American teacher of agriculture (c.1849–1926)

Charles W. Green (c. 1849–1926) was an American teacher, and planter. He was the first credentialed teacher of agriculture at Tuskegee Institute (now Tuskegee University) and the second leader of the agriculture department at Tuskegee. He was a graduate of Hampton Institute and classmate of Booker T. Washington. He took over as Tuskegee Institute's farm manager in June 1888. The school had mostly trained teachers up until then. George Washington Carver was recruited to the agriculture faculty in 1896. He was also known as Charles Walter Greene, Charles Wallace Greene, and Charles Wallace Green.

== Life and career ==
Greene was born in Gatesville, North Carolina in about 1849. Although several years older, Greene was a classmate, friend, and roommate of Booker T. Washington at Hampton Institute for all three of their years as students. Each had a prominent role in the program for their graduation in 1875.

Greene came to work at Tuskegee Institute in June, 1888. He went out to rural areas to teach farmers about newly identified and other improved agricultural practices, preceding the development of extension services for Black farmers.

Before the turn of the century, Washington instructed Greene to acquire property to develop a village area that would be entirely owned and operated by "Negroes" and demonstrate their capability and establish economic independence.

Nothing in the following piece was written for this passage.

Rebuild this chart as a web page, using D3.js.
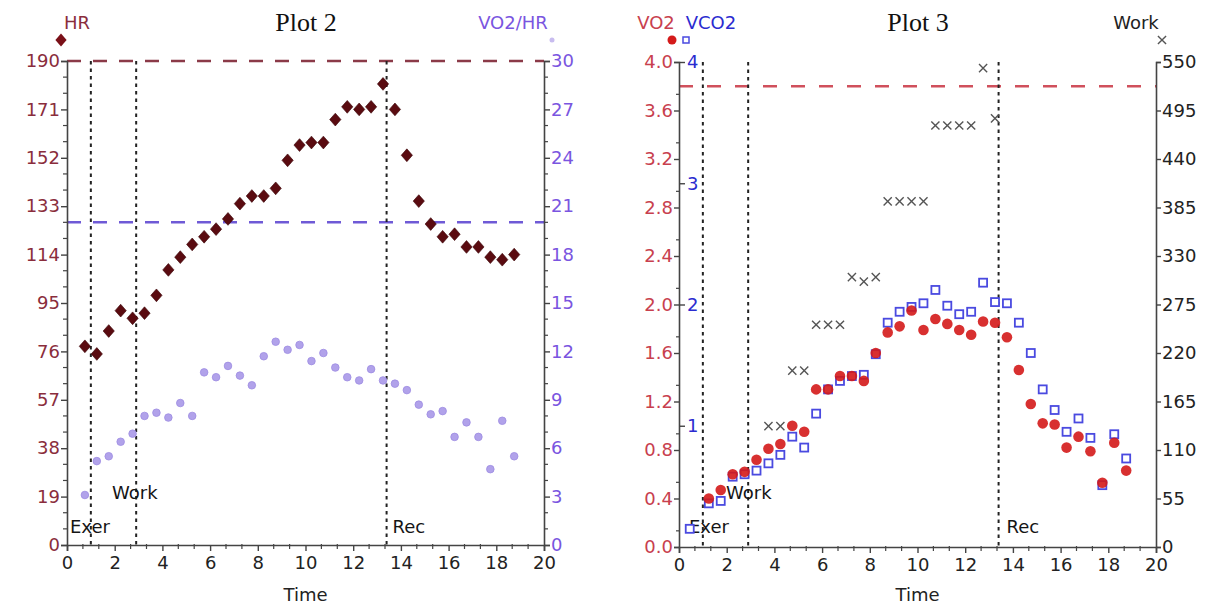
<!DOCTYPE html>
<html><head><meta charset="utf-8">
<script src="https://cdn.jsdelivr.net/npm/d3@7/dist/d3.min.js"></script>
<style>
body{margin:0;background:#fff;}
</style></head>
<body><svg id="c" width="1205" height="607"></svg>
<script>
// ---------- DATA ----------
const timeTicks = [0,2,4,6,8,10,12,14,16,18,20];
const hrTicks = [0,19,38,57,76,95,114,133,152,171,190];
const vo2hrTicks = [0,3,6,9,12,15,18,21,24,27,30];
const vo2Ticks = [0.0,0.4,0.8,1.2,1.6,2.0,2.4,2.8,3.2,3.6,4.0];
const vco2Ticks = [1,2,3,4];
const workTicks = [0,55,110,165,220,275,330,385,440,495,550];

const phaseTimes = [1.0, 2.9, 13.4];
const phaseLabels = ["Exer","Work","Rec"];

const hrTime = [0.75,1.25,1.75,2.25,2.75,3.25,3.75,4.25,4.75,5.25,5.75,6.25,6.75,7.25,7.75,8.25,8.75,9.25,9.75,10.25,10.75,11.25,11.75,12.25,12.75,13.25,13.75,14.25,14.75,15.25,15.75,16.25,16.75,17.25,17.75,18.25,18.75];
const hr = [78,75,84,92,89,91,98,108,113,118,121,124,128,134,137,137,140,151,157,158,158,167,172,171,172,181,171,153,135,126,121,122,117,117,113,112,114];
const vo2hr = [3.1,5.2,5.5,6.4,6.9,8.0,8.2,7.9,8.8,8.0,10.7,10.4,11.1,10.5,9.9,11.7,12.6,12.1,12.4,11.4,11.9,11.0,10.4,10.2,10.9,10.2,10.0,9.6,8.7,8.1,8.3,6.7,7.6,6.7,4.7,7.7,5.5];
const hrMax = 190;
const vo2hrRef = 20;

const vo2Time = [1.25,1.75,2.25,2.75,3.25,3.75,4.25,4.75,5.25,5.75,6.25,6.75,7.25,7.75,8.25,8.75,9.25,9.75,10.25,10.75,11.25,11.75,12.25,12.75,13.25,13.75,14.25,14.75,15.25,15.75,16.25,16.75,17.25,17.75,18.25,18.75];
const vo2 = [0.40,0.47,0.60,0.62,0.72,0.81,0.85,1.00,0.95,1.30,1.30,1.41,1.41,1.37,1.60,1.77,1.82,1.95,1.79,1.88,1.84,1.79,1.75,1.86,1.85,1.73,1.46,1.18,1.02,1.01,0.82,0.91,0.79,0.53,0.86,0.63];
const vco2Time = [0.45,1.25,1.75,2.25,2.75,3.25,3.75,4.25,4.75,5.25,5.75,6.25,6.75,7.25,7.75,8.25,8.75,9.25,9.75,10.25,10.75,11.25,11.75,12.25,12.75,13.25,13.75,14.25,14.75,15.25,15.75,16.25,16.75,17.25,17.75,18.25,18.75];
const vco2 = [0.15,0.36,0.38,0.58,0.60,0.63,0.69,0.76,0.91,0.82,1.10,1.30,1.37,1.41,1.42,1.59,1.85,1.94,1.98,2.01,2.12,1.99,1.92,1.94,2.18,2.02,2.01,1.85,1.60,1.30,1.13,0.95,1.06,0.90,0.51,0.93,0.73];
const workTime = [3.75,4.25,4.75,5.25,5.75,6.25,6.75,7.25,7.75,8.25,8.75,9.25,9.75,10.25,10.75,11.25,11.75,12.25,12.75,13.25];
const work = [137,137,200,200,252,252,252,306,301,306,392,392,392,392,478,478,478,478,543,486];
const vo2Max = 3.8;

// ---------- DRAW ----------
const svg = d3.select("#c");
const FS = 18;
const SANS = "'DejaVu Sans',Arial,sans-serif";
const SERIF = "'Liberation Serif','Times New Roman',serif";

function minorTicks(major){
  const out=[];
  for(let i=0;i<major.length-1;i++){
    const a=major[i], b=major[i+1];
    out.push(a+(b-a)/3, a+2*(b-a)/3);
  }
  return out;
}

function styleAxis(g, color){
  g.attr("font-family",SANS);
  g.select(".domain").attr("stroke","#444").attr("stroke-width",1.6);
  g.selectAll(".tick line").attr("stroke","#444").attr("stroke-width",1.4);
  g.selectAll(".tick text").attr("fill",color).attr("font-size",FS).attr("font-family",SANS);
}

function minor(g, scale, vals, orient, len){
  vals.forEach(v=>{
    const p=scale(v);
    let l;
    if(orient==="left") l=g.append("line").attr("x1",0).attr("x2",-len).attr("y1",p).attr("y2",p);
    if(orient==="right") l=g.append("line").attr("x1",0).attr("x2",len).attr("y1",p).attr("y2",p);
    if(orient==="bottom") l=g.append("line").attr("y1",-1).attr("y2",len).attr("x1",p).attr("x2",p);
    l.attr("stroke","#444").attr("stroke-width",1.2);
  });
}

function txt(g,x,y,s,color,anchor,size,fam){
  return g.append("text").attr("x",x).attr("y",y).attr("text-anchor",anchor||"start")
    .attr("font-family",fam||SANS).attr("font-size",size||FS).attr("fill",color).text(s);
}

function phases(x, yTop, yBot, g, labelPos){
  phaseTimes.forEach((t)=>{
    g.append("line").attr("x1",x(t)).attr("x2",x(t)).attr("y1",yTop).attr("y2",yBot)
     .attr("stroke","#222").attr("stroke-width",2).attr("stroke-dasharray","3.5,4");
  });
  labelPos.forEach((p,i)=>{ txt(g,p[0],p[1],phaseLabels[i],"#151515"); });
}

const diamond=d3.symbol().type(d3.symbolDiamond).size(70);
const dTrans="scale(1.25,0.82)";

// ===== Plot 2 =====
{
  const X0=67, X1=544, YT=61, YB=545;
  const x=d3.scaleLinear().domain([0,20]).range([X0,X1]);
  const yL=d3.scaleLinear().domain([0,190]).range([YB,YT]);
  const yR=d3.scaleLinear().domain([0,30]).range([YB,YT]);
  const g=svg.append("g");

  g.append("line").attr("x1",X0).attr("x2",X1).attr("y1",yL(hrMax)).attr("y2",yL(hrMax))
   .attr("stroke","#8b3a48").attr("stroke-width",2.5).attr("stroke-dasharray","14,12");
  g.append("line").attr("x1",X0).attr("x2",X1).attr("y1",yR(vo2hrRef)).attr("y2",yR(vo2hrRef))
   .attr("stroke","#6f5ad6").attr("stroke-width",2.5).attr("stroke-dasharray","14,12");

  phases(x, YT, YB, g, [[x(0)+3,533],[x(0)+45,499],[x(phaseTimes[2])+6,533]]);

  const ax=g.append("g").attr("transform",`translate(0,${YB})`)
    .call(d3.axisBottom(x).tickValues(timeTicks).tickFormat(d3.format("d")).tickSize(6).tickPadding(5));
  styleAxis(ax,"#222");
  minor(ax,x,minorTicks(timeTicks),"bottom",4);
  const al=g.append("g").attr("transform",`translate(${X0},0)`)
    .call(d3.axisLeft(yL).tickValues(hrTicks).tickFormat(d3.format("d")).tickSize(6).tickPadding(1));
  styleAxis(al,"#8a2d3c");
  minor(al,yL,minorTicks(hrTicks),"left",4);
  const ar=g.append("g").attr("transform",`translate(${X1},0)`)
    .call(d3.axisRight(yR).tickValues(vo2hrTicks).tickFormat(d3.format("d")).tickSize(6).tickPadding(1));
  styleAxis(ar,"#7a55e0");
  minor(ar,yR,minorTicks(vo2hrTicks),"right",4);

  g.selectAll("circle.vh").data(hrTime.map((t,i)=>[t,vo2hr[i]])).join("circle")
   .attr("cx",d=>x(d[0])).attr("cy",d=>yR(d[1])).attr("r",3.8)
   .attr("fill","#b1a2ea").attr("stroke","#9d8ce2").attr("stroke-width",0.8);
  g.selectAll("path.hr").data(hrTime.map((t,i)=>[t,hr[i]])).join("path")
   .attr("d",diamond).attr("transform",d=>`translate(${x(d[0])},${yL(d[1])}) ${dTrans}`)
   .attr("fill","#5a0b10").attr("stroke","#3a0508").attr("stroke-width",0.6);

  txt(g,306,31,"Plot 2","#111","middle",26,SERIF);
  txt(g,77,29,"HR","#8a2d3c","middle");
  g.append("path").attr("d",diamond).attr("transform",`translate(61,40) ${dTrans}`).attr("fill","#7a1018");
  txt(g,513,29,"VO2/HR","#7a55e0","middle");
  g.append("circle").attr("cx",552).attr("cy",40).attr("r",2.5).attr("fill","#c8bcef");
  txt(g,(X0+X1)/2,601,"Time","#222","middle");
}

// ===== Plot 3 =====
{
  const X0=679, X1=1156, YT=62, YB=547;
  const x=d3.scaleLinear().domain([0,20]).range([X0,X1]);
  const yL=d3.scaleLinear().domain([0,4]).range([YB,YT]);
  const yC=d3.scaleLinear().domain([0,4]).range([YB,YT]);
  const yR=d3.scaleLinear().domain([0,550]).range([YB,YT]);
  const g=svg.append("g");

  g.append("line").attr("x1",X0).attr("x2",X1).attr("y1",yL(vo2Max)).attr("y2",yL(vo2Max))
   .attr("stroke","#d0505c").attr("stroke-width",2.5).attr("stroke-dasharray","14,14");

  phases(x, YT, YB, g, [[x(0)+10,533],[x(0)+47,499],[x(phaseTimes[2])+8,533]]);

  const ax=g.append("g").attr("transform",`translate(0,${YB})`)
    .call(d3.axisBottom(x).tickValues(timeTicks).tickFormat(d3.format("d")).tickSize(6).tickPadding(5));
  styleAxis(ax,"#222");
  minor(ax,x,minorTicks(timeTicks),"bottom",4);
  const al=g.append("g").attr("transform",`translate(${X0},0)`)
    .call(d3.axisLeft(yL).tickValues(vo2Ticks).tickFormat(d3.format(".1f")).tickSize(5).tickPadding(1));
  styleAxis(al,"#c8404e");
  minor(al,yL,minorTicks(vo2Ticks).filter((d,i)=>i%2===0),"left",3);
  const ac=g.append("g").attr("transform",`translate(${X0},0)`)
    .call(d3.axisRight(yC).tickValues(vco2Ticks).tickFormat(d3.format("d")).tickSize(6).tickPadding(2));
  ac.select(".domain").remove();
  ac.selectAll(".tick line").attr("stroke","#444").attr("stroke-width",1.4);
  ac.selectAll(".tick text").attr("fill","#2b2bd0").attr("font-size",FS).attr("font-family",SANS);
  const ar=g.append("g").attr("transform",`translate(${X1},0)`)
    .call(d3.axisRight(yR).tickValues(workTicks).tickFormat(d3.format("d")).tickSize(5).tickPadding(1));
  styleAxis(ar,"#222");

  const cross=d3.symbol().type(d3.symbolX).size(45);
  g.selectAll("path.w").data(workTime.map((t,i)=>[t,work[i]])).join("path")
   .attr("d",cross).attr("transform",d=>`translate(${x(d[0])},${yR(d[1])})`)
   .attr("fill","none").attr("stroke","#555").attr("stroke-width",1.4);
  g.selectAll("rect.c").data(vco2Time.map((t,i)=>[t,vco2[i]])).join("rect")
   .attr("x",d=>x(d[0])-4).attr("y",d=>yC(d[1])-4).attr("width",8).attr("height",8)
   .attr("fill","#fff").attr("stroke","#4a4ae0").attr("stroke-width",1.8);
  g.selectAll("circle.o").data(vo2Time.map((t,i)=>[t,vo2[i]])).join("circle")
   .attr("cx",d=>x(d[0])).attr("cy",d=>yL(d[1])).attr("r",5.3)
   .attr("fill","#d41a1a").attr("fill-opacity",0.9);

  txt(g,918,31,"Plot 3","#111","middle",26,SERIF);
  txt(g,656,29,"VO2","#c8404e","middle");
  txt(g,711,29,"VCO2","#2b2bd0","middle");
  g.append("circle").attr("cx",672).attr("cy",40).attr("r",4.5).attr("fill","#d41a1a");
  g.append("rect").attr("x",683).attr("y",37).attr("width",6).attr("height",6).attr("fill","#fff").attr("stroke","#4a4ae0").attr("stroke-width",1.5);
  txt(g,1136,29,"Work","#222","middle");
  g.append("path").attr("d",cross).attr("transform","translate(1162,40)").attr("fill","none").attr("stroke","#555").attr("stroke-width",1.4);
  txt(g,(X0+X1)/2,601,"Time","#222","middle");
}
</script></body></html>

The district was formally designated in 1901 and named Greenwood, or Greenwood Village, entirely apart from the school. Following Washington's 1905 visit to Arkansas, Indian Territory and Oklahoma, and his speech in Tulsa suggesting the Tuskegee Greenwood District as an example of what he was recommending, Tulsa named its Negro-owned district Greenwood in 1906.

In 1910, Greene accompanied Washington on his visit to North Carolina (one of five such public tours - surveys Washington made from 1908 to 1912 to southern states and Texas), to encourage economic development, independence, self-help, and race pride. In 1940, a plaque at Tuskegee Institute was unveiled to commemorate Greene's service.

He wore a bowtie and glasses. William James Edwards was one of his students. William Henry Holtzclaw also studied under him before moving on to the printing department. Martin A. Menafee also worked on the farm. George Washington Carver was recruited to work in the Tuskegee Agriculture Department in 1896.